To make way for the refurbishment, in 2009 the Riace Bronzes were removed from their bases and gingerly transported to the nearby Palazzo Campanella (see the video in this entry for footage of the painstaking transportation process), seat of the Regional Council of Calabria, where they were placed on their backs in a climate-controlled glassed-in space. There experts were able to take advantage of the opportunity to study, test and conserve the statues. That opportunity was only supposed to be two years long, but budgetary problems and a million other delays got in the way of the museum’s renovation. While Palazzo Piacentini continued to be indisposed, the Bronzes, Reggio Calabria’s greatest tourist draw, were indisposed along with it.

In their newly renovated hall, the statues now stand on new anti-seismic pedestals which anchor the statues to the floor even as they allow them to move by balancing the floor the Bronzes stand on over four spheres of marble. A system of counterweights ensures the statues will be able to remain standing on their pedestals should an earthquake strike. A handsome Carrara marble casing surrounds the pedestal.

Their idealized musculature is set off to its best advantage by a new lighting system and the reopening of windows that had been bricked up years ago. A state-of-the-art climate control and air filtration system ensures that the many artifacts from Magna Graecia (Greater Greece, the collective term for Greece’s southern Italian colonies) on display in the museum and in particular the Riace Bronzes are kept free of contaminants and in proper climactic conditions.

Other changes to the museum building include the addition of a roof restaurant with a beautiful view of the Straits of Messina, a new great hall for temporary exhibitions, a conference hall, a library and an underground level for storage of artifacts. The internal courtyard just beyond the entrance doors has been topped with a glass roof over an airy steel structure (it’s the first tensegrity roof in Italy) to create a new lobby from which visitors can see the Bronzes in their dedicated hall in the distance. They’ll get to see them up close in all their glory at the end of the route through the museum.

The renovation isn’t quite finished yet. Work on the roof, the conference hall and some of the other new spaces continues. The complete museum is expected to be open for business in April of next year, but considering that this was all supposed to be finished in 2011 in time for the 150th anniversary celebrations of the unification of Italy, I’d take that date with a grain of salt. At least the Riace Bronzes and many of the other ancient treasures of the museum are back in public view where they belong. As recently as last month the talk was they wouldn’t be back until the new year at the earliest.
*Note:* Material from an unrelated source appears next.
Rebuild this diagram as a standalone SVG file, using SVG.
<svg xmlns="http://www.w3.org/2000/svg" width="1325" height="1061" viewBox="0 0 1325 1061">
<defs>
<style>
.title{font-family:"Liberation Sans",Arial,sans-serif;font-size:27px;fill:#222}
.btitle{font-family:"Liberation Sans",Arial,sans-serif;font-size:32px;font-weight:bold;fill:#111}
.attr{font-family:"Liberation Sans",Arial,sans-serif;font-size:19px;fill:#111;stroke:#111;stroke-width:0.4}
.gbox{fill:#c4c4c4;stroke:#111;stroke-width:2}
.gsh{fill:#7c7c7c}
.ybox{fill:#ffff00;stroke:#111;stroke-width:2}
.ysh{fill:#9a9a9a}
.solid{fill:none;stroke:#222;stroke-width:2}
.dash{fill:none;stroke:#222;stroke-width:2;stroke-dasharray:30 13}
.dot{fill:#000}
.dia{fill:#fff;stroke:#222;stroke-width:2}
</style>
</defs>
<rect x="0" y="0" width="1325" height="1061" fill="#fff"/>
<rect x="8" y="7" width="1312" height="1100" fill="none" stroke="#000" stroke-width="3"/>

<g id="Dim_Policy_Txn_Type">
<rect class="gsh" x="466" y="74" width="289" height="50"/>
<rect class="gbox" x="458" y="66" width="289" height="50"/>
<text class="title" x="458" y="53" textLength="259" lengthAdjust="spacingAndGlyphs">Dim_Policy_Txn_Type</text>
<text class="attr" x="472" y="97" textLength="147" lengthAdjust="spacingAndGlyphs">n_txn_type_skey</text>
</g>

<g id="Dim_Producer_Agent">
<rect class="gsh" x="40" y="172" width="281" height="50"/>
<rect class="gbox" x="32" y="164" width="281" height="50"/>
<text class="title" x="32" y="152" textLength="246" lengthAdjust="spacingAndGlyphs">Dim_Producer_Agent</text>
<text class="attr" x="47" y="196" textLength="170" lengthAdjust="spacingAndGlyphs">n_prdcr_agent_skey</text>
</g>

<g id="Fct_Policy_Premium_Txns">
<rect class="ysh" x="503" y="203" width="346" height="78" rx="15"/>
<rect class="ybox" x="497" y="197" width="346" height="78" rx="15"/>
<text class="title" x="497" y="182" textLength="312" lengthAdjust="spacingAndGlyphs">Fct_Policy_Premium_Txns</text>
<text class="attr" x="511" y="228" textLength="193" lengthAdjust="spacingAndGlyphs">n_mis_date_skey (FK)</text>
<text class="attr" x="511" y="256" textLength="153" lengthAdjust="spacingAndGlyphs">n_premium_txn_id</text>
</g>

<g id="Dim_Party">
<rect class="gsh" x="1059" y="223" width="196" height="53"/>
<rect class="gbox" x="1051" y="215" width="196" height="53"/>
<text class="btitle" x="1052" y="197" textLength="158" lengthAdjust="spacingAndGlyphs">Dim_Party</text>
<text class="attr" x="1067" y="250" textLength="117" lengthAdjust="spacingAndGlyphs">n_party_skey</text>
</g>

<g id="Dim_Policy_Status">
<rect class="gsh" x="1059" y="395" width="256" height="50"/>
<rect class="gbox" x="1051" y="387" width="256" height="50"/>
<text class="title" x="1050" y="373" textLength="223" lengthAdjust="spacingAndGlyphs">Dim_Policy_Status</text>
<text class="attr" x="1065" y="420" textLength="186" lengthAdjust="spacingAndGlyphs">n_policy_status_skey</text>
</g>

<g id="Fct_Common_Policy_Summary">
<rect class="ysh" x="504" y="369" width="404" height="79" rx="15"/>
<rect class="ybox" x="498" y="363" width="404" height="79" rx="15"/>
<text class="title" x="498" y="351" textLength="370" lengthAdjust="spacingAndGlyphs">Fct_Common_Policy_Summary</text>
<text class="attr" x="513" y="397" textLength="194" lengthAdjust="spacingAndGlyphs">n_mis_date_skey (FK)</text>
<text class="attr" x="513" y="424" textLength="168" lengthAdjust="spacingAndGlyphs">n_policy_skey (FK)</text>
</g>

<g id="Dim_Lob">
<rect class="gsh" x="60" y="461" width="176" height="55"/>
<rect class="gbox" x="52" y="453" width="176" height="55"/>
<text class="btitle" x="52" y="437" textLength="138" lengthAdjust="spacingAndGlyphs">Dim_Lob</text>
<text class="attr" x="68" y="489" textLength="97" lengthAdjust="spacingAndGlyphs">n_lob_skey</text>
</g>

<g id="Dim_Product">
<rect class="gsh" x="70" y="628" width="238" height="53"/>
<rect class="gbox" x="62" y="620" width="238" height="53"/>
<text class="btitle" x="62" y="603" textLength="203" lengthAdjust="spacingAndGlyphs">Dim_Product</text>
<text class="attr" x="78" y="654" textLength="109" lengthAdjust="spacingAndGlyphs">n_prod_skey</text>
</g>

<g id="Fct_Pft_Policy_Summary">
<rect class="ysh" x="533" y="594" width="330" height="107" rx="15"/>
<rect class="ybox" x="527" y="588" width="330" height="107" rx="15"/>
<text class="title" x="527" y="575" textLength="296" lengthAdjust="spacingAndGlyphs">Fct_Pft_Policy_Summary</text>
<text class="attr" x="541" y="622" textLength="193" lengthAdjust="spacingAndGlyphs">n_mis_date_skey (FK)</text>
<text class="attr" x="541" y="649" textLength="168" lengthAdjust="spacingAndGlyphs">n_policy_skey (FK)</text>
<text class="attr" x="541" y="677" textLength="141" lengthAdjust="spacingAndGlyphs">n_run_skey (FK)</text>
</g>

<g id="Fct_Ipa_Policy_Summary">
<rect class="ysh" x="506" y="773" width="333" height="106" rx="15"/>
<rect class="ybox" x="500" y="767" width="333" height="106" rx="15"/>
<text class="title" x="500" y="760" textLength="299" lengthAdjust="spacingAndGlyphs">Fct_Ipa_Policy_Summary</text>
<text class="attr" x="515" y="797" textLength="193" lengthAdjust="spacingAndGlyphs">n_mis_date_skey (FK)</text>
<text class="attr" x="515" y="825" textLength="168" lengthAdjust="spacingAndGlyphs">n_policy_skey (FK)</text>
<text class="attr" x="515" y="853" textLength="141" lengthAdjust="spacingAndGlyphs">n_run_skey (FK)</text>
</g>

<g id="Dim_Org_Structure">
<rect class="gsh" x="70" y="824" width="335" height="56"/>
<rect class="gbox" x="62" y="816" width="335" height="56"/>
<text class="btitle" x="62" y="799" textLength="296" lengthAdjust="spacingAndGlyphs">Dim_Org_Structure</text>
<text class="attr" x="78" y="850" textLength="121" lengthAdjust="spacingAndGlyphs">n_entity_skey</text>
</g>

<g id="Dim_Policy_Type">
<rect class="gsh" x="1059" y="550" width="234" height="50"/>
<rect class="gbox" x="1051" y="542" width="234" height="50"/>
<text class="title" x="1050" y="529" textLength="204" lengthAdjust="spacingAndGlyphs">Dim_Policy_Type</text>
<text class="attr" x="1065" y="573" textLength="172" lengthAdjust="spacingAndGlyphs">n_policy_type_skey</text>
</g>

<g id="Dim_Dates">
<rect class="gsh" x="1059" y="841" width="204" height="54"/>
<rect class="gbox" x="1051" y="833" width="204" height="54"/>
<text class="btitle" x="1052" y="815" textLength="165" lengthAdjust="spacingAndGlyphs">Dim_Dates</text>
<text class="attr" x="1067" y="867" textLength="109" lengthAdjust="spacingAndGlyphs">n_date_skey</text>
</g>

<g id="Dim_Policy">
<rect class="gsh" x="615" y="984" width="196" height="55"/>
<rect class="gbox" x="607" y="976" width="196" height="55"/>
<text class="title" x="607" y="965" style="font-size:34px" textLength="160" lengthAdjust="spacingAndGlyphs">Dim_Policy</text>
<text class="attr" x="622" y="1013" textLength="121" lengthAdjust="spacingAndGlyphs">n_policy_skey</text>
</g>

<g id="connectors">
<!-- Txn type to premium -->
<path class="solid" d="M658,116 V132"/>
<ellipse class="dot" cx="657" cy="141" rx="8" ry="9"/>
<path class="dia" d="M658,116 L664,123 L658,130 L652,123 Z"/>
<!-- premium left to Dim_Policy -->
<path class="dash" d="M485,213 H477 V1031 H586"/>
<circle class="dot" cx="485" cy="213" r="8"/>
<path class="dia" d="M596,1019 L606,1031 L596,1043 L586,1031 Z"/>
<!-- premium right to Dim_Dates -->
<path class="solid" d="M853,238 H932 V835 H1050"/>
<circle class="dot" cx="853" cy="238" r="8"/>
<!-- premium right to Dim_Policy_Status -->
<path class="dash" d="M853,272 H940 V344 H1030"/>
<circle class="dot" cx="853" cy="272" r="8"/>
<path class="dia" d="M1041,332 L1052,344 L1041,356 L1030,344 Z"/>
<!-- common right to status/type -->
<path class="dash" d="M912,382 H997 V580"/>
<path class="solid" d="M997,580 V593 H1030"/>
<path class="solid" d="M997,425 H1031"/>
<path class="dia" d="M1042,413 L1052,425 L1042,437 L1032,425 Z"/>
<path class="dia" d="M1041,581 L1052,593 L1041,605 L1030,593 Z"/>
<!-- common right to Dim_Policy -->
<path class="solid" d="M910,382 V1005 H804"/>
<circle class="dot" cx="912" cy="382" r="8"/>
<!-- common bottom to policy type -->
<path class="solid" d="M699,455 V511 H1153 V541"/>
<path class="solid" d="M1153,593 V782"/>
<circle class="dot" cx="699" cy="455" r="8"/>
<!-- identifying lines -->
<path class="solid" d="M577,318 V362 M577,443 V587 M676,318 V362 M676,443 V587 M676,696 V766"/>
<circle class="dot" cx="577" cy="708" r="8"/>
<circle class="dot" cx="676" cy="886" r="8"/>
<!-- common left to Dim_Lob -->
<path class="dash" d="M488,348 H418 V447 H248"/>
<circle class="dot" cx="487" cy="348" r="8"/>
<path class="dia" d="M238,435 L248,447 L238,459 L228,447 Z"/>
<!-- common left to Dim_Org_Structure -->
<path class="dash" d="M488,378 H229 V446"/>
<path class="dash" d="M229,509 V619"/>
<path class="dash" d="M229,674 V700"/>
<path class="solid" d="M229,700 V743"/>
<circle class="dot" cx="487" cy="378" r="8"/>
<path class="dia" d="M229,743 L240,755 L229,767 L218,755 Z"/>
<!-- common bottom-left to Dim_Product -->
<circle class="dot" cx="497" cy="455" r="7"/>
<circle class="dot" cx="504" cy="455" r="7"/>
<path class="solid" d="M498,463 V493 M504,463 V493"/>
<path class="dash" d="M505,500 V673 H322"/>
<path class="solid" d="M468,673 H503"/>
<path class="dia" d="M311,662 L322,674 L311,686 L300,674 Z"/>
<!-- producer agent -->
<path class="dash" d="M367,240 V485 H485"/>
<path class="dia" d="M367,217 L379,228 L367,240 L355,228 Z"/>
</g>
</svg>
It’s all the more important that these masterpieces of Early Classical Greek art have a permanent, stable home because the odds of them traveling again are basically nil. They are so delicate, especially in the solder joints, that any movement at all is a major risk to their integrity. Both warriors have braces on their left arms, the ones bent at the elbow that probably once held spears, to relieve the stress on the joints. When the Bronzes were moved from the Palazzo Campanella two weeks ago, it took one hour to transport them less than a half a mile. Extrapolate that speed, and they would have to leave now to make it to Milan by 2015.
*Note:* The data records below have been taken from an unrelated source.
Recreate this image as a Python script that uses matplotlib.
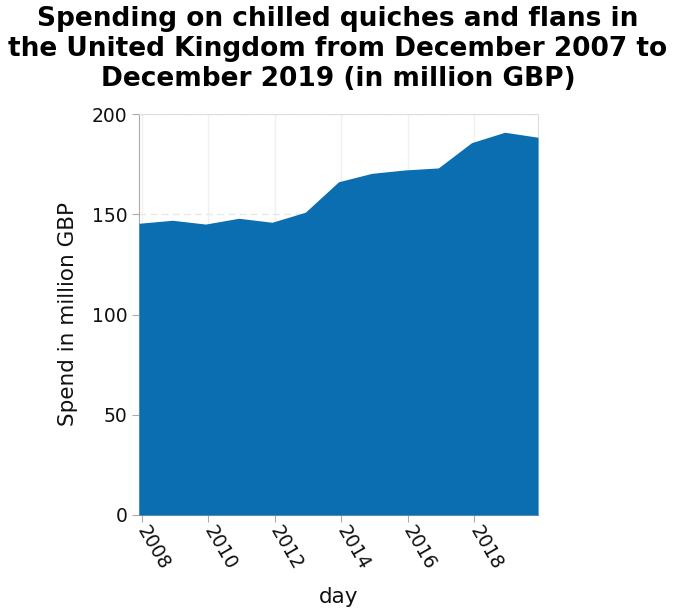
import matplotlib
matplotlib.use("Agg")
import matplotlib.pyplot as plt
import matplotlib.dates as mdates
import pandas as pd

dates = pd.to_datetime([f"{y}-12-01" for y in range(2007, 2020)])
spend = [145.5, 147.0, 145.1, 148.0, 146.0, 151.0, 166.2, 170.4, 172.1, 173.1, 185.7, 190.9, 188.4]
yticks = [0, 50, 100, 150, 200]
xtick_years = [2008, 2010, 2012, 2014, 2016, 2018]

fig = plt.figure(figsize=(6.76, 6.16), dpi=100)
ax = fig.add_axes([139/676, 101/616, 399/676, 401/616])

ax.fill_between(dates, spend, 0, color="#0a6eb0", linewidth=0, zorder=3)

ax.set_xlim(dates[0], dates[-1])
ax.set_ylim(0, 200)
ax.set_yticks(yticks)
ax.set_xticks(pd.to_datetime([f"{y}-01-01" for y in xtick_years]))
ax.xaxis.set_major_formatter(mdates.DateFormatter("%Y"))

ax.grid(True, color="#f0f0f0", linewidth=1, zorder=0)
ax.yaxis.grid(True, color="#e8e8e8", linewidth=1, linestyle=(0, (5, 3)), zorder=0)
for s in ["top", "right"]:
    ax.spines[s].set_color("#dddddd")
for s in ["left", "bottom"]:
    ax.spines[s].set_color("#aaaaaa")
ax.tick_params(axis="both", colors="#aaaaaa", length=5, labelcolor="#111111", labelsize=13.5)

for lbl in ax.get_xticklabels():
    lbl.set_rotation(-60)
    lbl.set_rotation_mode("anchor")
    lbl.set_ha("left")
    lbl.set_va("center")

ax.set_xlabel("day", fontsize=15.5, color="#111111", labelpad=10)
ax.set_ylabel("Spend in million GBP", fontsize=15.5, color="#111111", labelpad=10)

fig.suptitle("Spending on chilled quiches and flans in\nthe United Kingdom from December 2007 to\nDecember 2019 (in million GBP)",
             fontsize=19, fontweight="bold", y=0.99, va="top", linespacing=1.2)

fig.savefig("out.png", dpi=100)
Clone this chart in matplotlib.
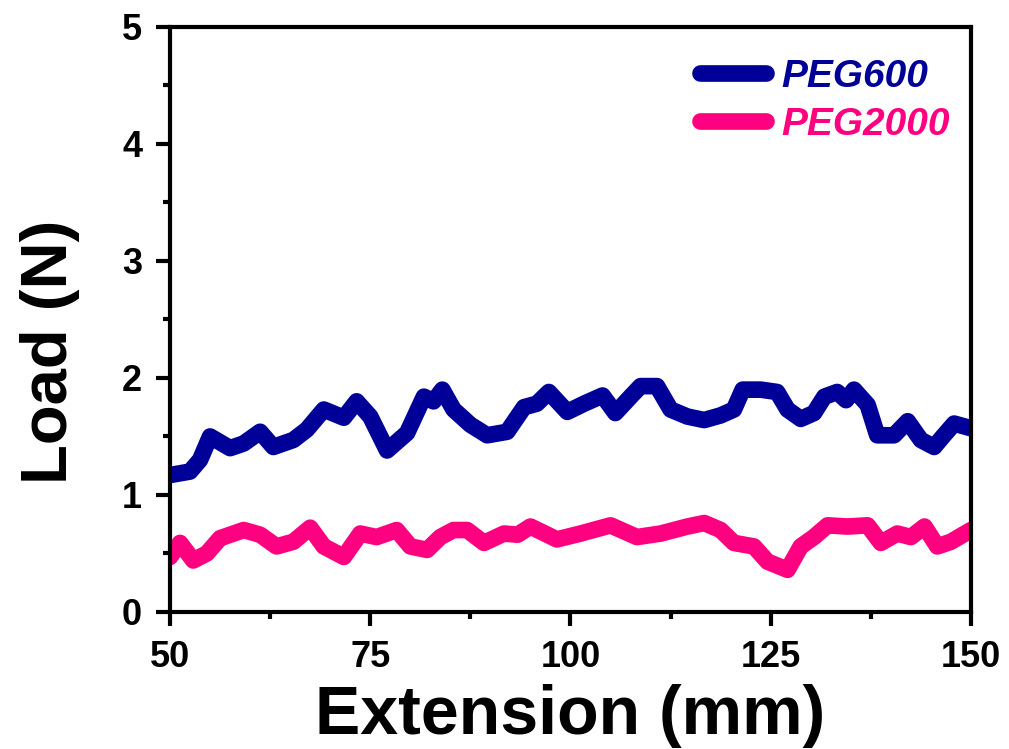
import numpy as np
import matplotlib
matplotlib.use("Agg")
import matplotlib.pyplot as plt
from matplotlib.ticker import MultipleLocator

plt.rcParams["font.family"] = ["Liberation Sans", "DejaVu Sans"]
plt.rcParams["font.weight"] = "bold"

# values
peg600_x = [50.0, 52.5, 53.75, 55.0, 57.5, 59.2, 61.25, 62.9, 65.4, 67.1, 69.2, 71.7,
            73.3, 75.0, 77.1, 79.6, 81.7, 82.9, 84.0, 85.4, 87.5, 89.6, 92.1, 94.2,
            95.8, 97.3, 99.6, 101.7, 104.0, 105.6, 107.5, 108.75, 110.8, 112.5, 114.6,
            116.7, 118.75, 120.4, 121.5, 123.75, 125.8, 127.1, 128.75, 130.4, 131.7,
            133.3, 134.4, 135.4, 137.1, 138.3, 140.4, 142.1, 143.75, 145.4, 146.5,
            147.9, 150.0]
peg600_y = [1.17, 1.20, 1.30, 1.50, 1.40, 1.44, 1.54, 1.41, 1.47, 1.56, 1.73, 1.66,
            1.80, 1.67, 1.38, 1.53, 1.84, 1.80, 1.90, 1.73, 1.60, 1.51, 1.54, 1.75,
            1.78, 1.88, 1.71, 1.78, 1.85, 1.70, 1.84, 1.93, 1.93, 1.73, 1.67,
            1.64, 1.68, 1.73, 1.90, 1.90, 1.88, 1.73, 1.65, 1.70, 1.84,
            1.88, 1.81, 1.90, 1.77, 1.51, 1.51, 1.63, 1.47, 1.41, 1.50,
            1.61, 1.57]

peg2000_x = [50.0, 51.25, 52.9, 54.6, 56.25, 59.2, 61.25, 63.3, 65.4, 67.5, 69.2, 71.7,
             73.75, 75.8, 78.3, 80.0, 82.1, 83.75, 85.4, 87.1, 89.2, 91.7, 93.4, 95.0,
             98.3, 101.25, 105.0, 108.3, 111.25, 114.6, 116.7, 118.75, 120.4, 122.9,
             124.6, 127.1, 128.75, 130.4, 132.1, 134.6, 137.1, 138.75, 140.8, 142.5,
             144.2, 145.8, 147.5, 150.0]
peg2000_y = [0.47, 0.59, 0.44, 0.50, 0.63, 0.70, 0.66, 0.56, 0.60, 0.72, 0.56, 0.47,
             0.67, 0.64, 0.70, 0.56, 0.53, 0.64, 0.70, 0.70, 0.59, 0.67, 0.66, 0.73,
             0.62, 0.67, 0.74, 0.64, 0.67, 0.73, 0.76, 0.70, 0.59, 0.56,
             0.43, 0.36, 0.56, 0.64, 0.74, 0.73, 0.74, 0.59, 0.67, 0.64,
             0.73, 0.56, 0.60, 0.70]

blue = "#000099"
pink = "#ff0080"

fig = plt.figure(figsize=(10.09, 7.49), dpi=100)
ax = fig.add_axes([0.1685, 0.183, 0.7938, 0.781])

ax.plot(peg600_x, peg600_y, color=blue, lw=12, solid_capstyle="round",
        solid_joinstyle="round", label="PEG600")
ax.plot(peg2000_x, peg2000_y, color=pink, lw=12, solid_capstyle="round",
        solid_joinstyle="round", label="PEG2000")

ax.set_xlim(50, 150)
ax.set_ylim(0, 5)
ax.xaxis.set_major_locator(MultipleLocator(25))
ax.xaxis.set_minor_locator(MultipleLocator(12.5))
ax.yaxis.set_major_locator(MultipleLocator(1))
ax.yaxis.set_minor_locator(MultipleLocator(0.5))

for s in ax.spines.values():
    s.set_linewidth(3)
ax.tick_params(which="major", direction="out", length=10, width=3, labelsize=26, pad=10)
ax.tick_params(which="minor", direction="out", length=5, width=3)
ax.tick_params(top=False, right=False, which="both")

ax.set_xlabel("Extension (mm)", fontsize=49, fontweight="bold", labelpad=7)
ax.set_ylabel("Load (N)", fontsize=47, fontweight="bold")
ax.yaxis.set_label_coords(-0.112, 0.444)

leg = ax.legend(loc="upper right", bbox_to_anchor=(0.993, 0.972), frameon=False,
                handlelength=1.7, handletextpad=0.4, labelspacing=0.3,
                borderaxespad=0,
                prop={"style": "italic", "weight": "bold", "size": 28})
for t, c in zip(leg.get_texts(), [blue, pink]):
    t.set_color(c)

fig.savefig("out.png", dpi=100)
Not that Reggio would let them go even if they could. The region has hard a time of it lately, between the economy and the struggle against the pervasive ‘Ndrangheta organized crime syndicate (last fall the entire Reggio city council was dismissed for suspicion of ‘Ndrangheta infiltration), and the return of the Riace Bronzes is seen as a rebirth of Reggio and of Calabria as a whole, a fresh start with a focus on the regions rich cultural patrimony bringing in much-needed tourist revenue.
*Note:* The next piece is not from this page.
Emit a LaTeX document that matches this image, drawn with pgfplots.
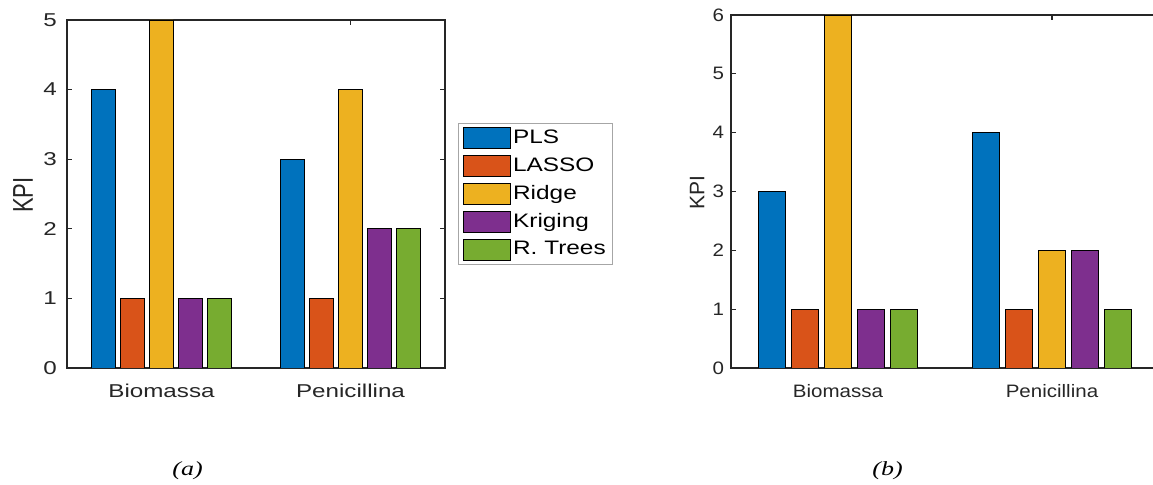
\documentclass[border=0pt]{standalone}
\usepackage{graphicx}
\usepackage{fontspec}
\setmainfont{Liberation Sans}
\newfontfamily\lfont[FakeStretch=1.3]{Liberation Sans}
\newfontfamily\legfont[FakeStretch=1.25]{Liberation Sans}
\newfontfamily\rfont[FakeStretch=1.14]{Liberation Sans}
\newfontfamily\capfont[FakeStretch=1.3]{Liberation Serif}
\usepackage{pgfplots}
\pgfplotsset{compat=1.18}
\definecolor{cPLS}{HTML}{0072BD}
\definecolor{cLASSO}{HTML}{D95319}
\definecolor{cRidge}{HTML}{EDB120}
\definecolor{cKrig}{HTML}{7E2F8E}
\definecolor{cTree}{HTML}{77AC30}
\definecolor{axcol}{HTML}{262626}
\pgfplotsset{
  mybars/.style={
    scale only axis,
    xmin=0.5, xmax=2.5, ymin=0,
    xtick={1,2}, xticklabels={Biomassa,Penicillina},
    tick align=inside,
    major tick length=2.5pt,
    axis line style={axcol, line width=0.6pt},
    major tick style={axcol, line width=0.6pt},
    /pgf/number format/assume math mode=true,
    tick label style={text=axcol},
    label style={text=axcol},
    every axis plot/.append style={ybar, bar width=0.125, bar shift=0pt, draw=black, line width=0.4pt},
  },
  leg/.style={legend image code/.code={\draw[##1] (0pt,-5.25pt) rectangle (23.5pt,5.25pt);}},
}
\begin{document}
\begin{tikzpicture}
\path[use as bounding box] (0,0) rectangle (576.5pt,242.5pt);
% ---------- (a)
\begin{axis}[mybars,
  at={(33.5pt,58.5pt)}, anchor=south west,
  width=189pt, height=174pt,
  ymax=5, ytick={0,1,2,3,4,5},
  tick label style={font=\lfont\fontsize{9.3}{11}\selectfont},
  xticklabel style={yshift=-4.5pt},
  yticklabel style={xshift=-1.5pt},
  ylabel={\scalebox{1}[1.3]{KPI}},
  ylabel style={font=\fontsize{11}{13}\selectfont, at={(axis description cs:-0.116,0.497)}, anchor=center},
  legend style={at={(axis description cs:1.034,0.704)}, anchor=north west,
    draw=gray!70, line width=0.5pt, font=\legfont\fontsize{9.75}{11}\selectfont,
    row sep=2pt, column sep=0pt, inner xsep=2.5pt, inner ysep=1.5pt,
    nodes={inner xsep=1pt, inner ysep=1.75pt}},
  legend cell align=left,
]
\addplot[leg, fill=cPLS]   coordinates {(0.692,4) (1.692,3)};
\addplot[leg, fill=cLASSO] coordinates {(0.846,1) (1.846,1)};
\addplot[leg, fill=cRidge] coordinates {(1.000,5) (2.000,4)};
\addplot[leg, fill=cKrig]  coordinates {(1.154,1) (2.154,2)};
\addplot[leg, fill=cTree]  coordinates {(1.308,1) (2.308,2)};
\legend{PLS,LASSO,Ridge,Kriging,R. Trees}
\end{axis}
% ---------- (b)
\begin{axis}[mybars,
  at={(365.5pt,58.5pt)}, anchor=south west,
  width=214pt, height=176.5pt,
  ymax=6, ytick={0,1,2,3,4,5,6},
  tick label style={font=\rfont\fontsize{9}{11}\selectfont},
  xticklabel style={yshift=-4.5pt},
  ylabel={KPI},
  ylabel style={font=\fontsize{10.5}{13}\selectfont, at={(axis description cs:-0.079,0.496)}, anchor=center},
]
\addplot[fill=cPLS]   coordinates {(0.692,3) (1.692,4)};
\addplot[fill=cLASSO] coordinates {(0.846,1) (1.846,1)};
\addplot[fill=cRidge] coordinates {(1.000,6) (2.000,2)};
\addplot[fill=cKrig]  coordinates {(1.154,1) (2.154,2)};
\addplot[fill=cTree]  coordinates {(1.308,1) (2.308,1)};
\end{axis}
\node[font=\capfont\itshape\fontsize{10}{11}\selectfont] at (93.75pt,7pt) {(a)};
\node[font=\capfont\itshape\fontsize{10}{11}\selectfont] at (443.75pt,7pt) {(b)};
\end{tikzpicture}
\end{document}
3 thoughts on “Riace Bronzes back on display after four years

  1. I’m fairly astounded that the bronzes aren’t protected by something like pyrex … can’t think of the word, but you know what I mean. After all,surely there are likely to be maniacs still around who’d just love to destroy or at least damage things that everyone likes so much?

    1. Plexiglass? It’s true, a great many very important pieces are now in enclosures or behind protective barriers. Not all, though. The David is still standing free, for instance.

  2. Younger than ever …

    what I had not noticed before, it almost looks as if they had indeed a shield on there left arm and a spear in their right hand. The older pics seem to have been shot from a different angle.